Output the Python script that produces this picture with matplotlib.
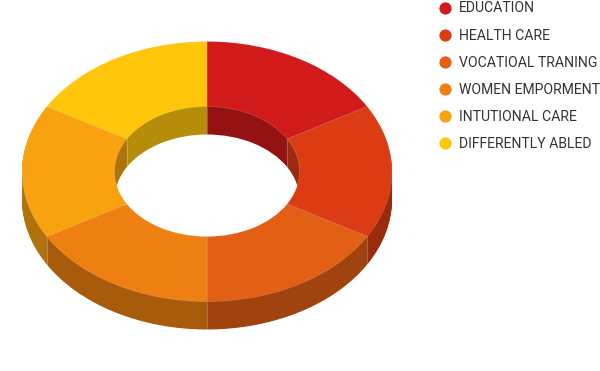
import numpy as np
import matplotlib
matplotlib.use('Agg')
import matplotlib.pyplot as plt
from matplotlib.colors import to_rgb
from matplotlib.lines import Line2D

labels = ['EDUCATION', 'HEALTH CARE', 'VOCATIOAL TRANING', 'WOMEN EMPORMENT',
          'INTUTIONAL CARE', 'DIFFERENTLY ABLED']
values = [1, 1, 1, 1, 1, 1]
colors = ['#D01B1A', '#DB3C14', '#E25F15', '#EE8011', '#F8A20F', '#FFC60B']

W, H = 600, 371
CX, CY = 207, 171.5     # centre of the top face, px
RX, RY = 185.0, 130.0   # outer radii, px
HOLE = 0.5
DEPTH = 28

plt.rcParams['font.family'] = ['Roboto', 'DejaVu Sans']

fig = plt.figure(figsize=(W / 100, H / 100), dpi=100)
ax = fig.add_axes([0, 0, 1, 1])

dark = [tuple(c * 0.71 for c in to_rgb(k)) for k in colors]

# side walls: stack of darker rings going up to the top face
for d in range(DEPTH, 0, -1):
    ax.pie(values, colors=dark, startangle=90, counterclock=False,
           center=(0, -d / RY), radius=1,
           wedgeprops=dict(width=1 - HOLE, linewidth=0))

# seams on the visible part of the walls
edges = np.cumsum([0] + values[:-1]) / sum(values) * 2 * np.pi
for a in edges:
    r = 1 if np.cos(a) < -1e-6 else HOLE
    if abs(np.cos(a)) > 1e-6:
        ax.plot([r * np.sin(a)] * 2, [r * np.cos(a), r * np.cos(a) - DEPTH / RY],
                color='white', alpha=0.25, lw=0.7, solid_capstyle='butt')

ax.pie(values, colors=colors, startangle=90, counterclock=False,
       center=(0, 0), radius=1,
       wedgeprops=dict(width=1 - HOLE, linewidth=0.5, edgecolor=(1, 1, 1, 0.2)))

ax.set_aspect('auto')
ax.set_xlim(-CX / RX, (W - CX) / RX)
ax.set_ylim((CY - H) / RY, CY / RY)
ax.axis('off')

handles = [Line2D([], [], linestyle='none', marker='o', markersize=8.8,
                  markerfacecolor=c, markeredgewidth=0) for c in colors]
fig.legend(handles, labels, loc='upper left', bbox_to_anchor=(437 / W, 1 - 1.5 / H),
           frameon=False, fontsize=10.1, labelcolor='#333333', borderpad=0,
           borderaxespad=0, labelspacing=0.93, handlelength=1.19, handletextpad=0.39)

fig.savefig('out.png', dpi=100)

----------

Description of the task: Repeat the material verbatim. Do not carry over any picture.

Result for this task:
Output the Python script that produces this picture with matplotlib.
import numpy as np
import matplotlib
matplotlib.use('Agg')
import matplotlib.pyplot as plt
from matplotlib.colors import to_rgb
from matplotlib.lines import Line2D

labels = ['EDUCATION', 'HEALTH CARE', 'VOCATIOAL TRANING', 'WOMEN EMPORMENT',
          'INTUTIONAL CARE', 'DIFFERENTLY ABLED']
values = [1, 1, 1, 1, 1, 1]
colors = ['#D01B1A', '#DB3C14', '#E25F15', '#EE8011', '#F8A20F', '#FFC60B']

W, H = 600, 371
CX, CY = 207, 171.5     # centre of the top face, px
RX, RY = 185.0, 130.0   # outer radii, px
HOLE = 0.5
DEPTH = 28

plt.rcParams['font.family'] = ['Roboto', 'DejaVu Sans']

fig = plt.figure(figsize=(W / 100, H / 100), dpi=100)
ax = fig.add_axes([0, 0, 1, 1])

dark = [tuple(c * 0.71 for c in to_rgb(k)) for k in colors]

# side walls: stack of darker rings going up to the top face
for d in range(DEPTH, 0, -1):
    ax.pie(values, colors=dark, startangle=90, counterclock=False,
           center=(0, -d / RY), radius=1,
           wedgeprops=dict(width=1 - HOLE, linewidth=0))

# seams on the visible part of the walls
edges = np.cumsum([0] + values[:-1]) / sum(values) * 2 * np.pi
for a in edges:
    r = 1 if np.cos(a) < -1e-6 else HOLE
    if abs(np.cos(a)) > 1e-6:
        ax.plot([r * np.sin(a)] * 2, [r * np.cos(a), r * np.cos(a) - DEPTH / RY],
                color='white', alpha=0.25, lw=0.7, solid_capstyle='butt')

ax.pie(values, colors=colors, startangle=90, counterclock=False,
       center=(0, 0), radius=1,
       wedgeprops=dict(width=1 - HOLE, linewidth=0.5, edgecolor=(1, 1, 1, 0.2)))

ax.set_aspect('auto')
ax.set_xlim(-CX / RX, (W - CX) / RX)
ax.set_ylim((CY - H) / RY, CY / RY)
ax.axis('off')

handles = [Line2D([], [], linestyle='none', marker='o', markersize=8.8,
                  markerfacecolor=c, markeredgewidth=0) for c in colors]
fig.legend(handles, labels, loc='upper left', bbox_to_anchor=(437 / W, 1 - 1.5 / H),
           frameon=False, fontsize=10.1, labelcolor='#333333', borderpad=0,
           borderaxespad=0, labelspacing=0.93, handlelength=1.19, handletextpad=0.39)

fig.savefig('out.png', dpi=100)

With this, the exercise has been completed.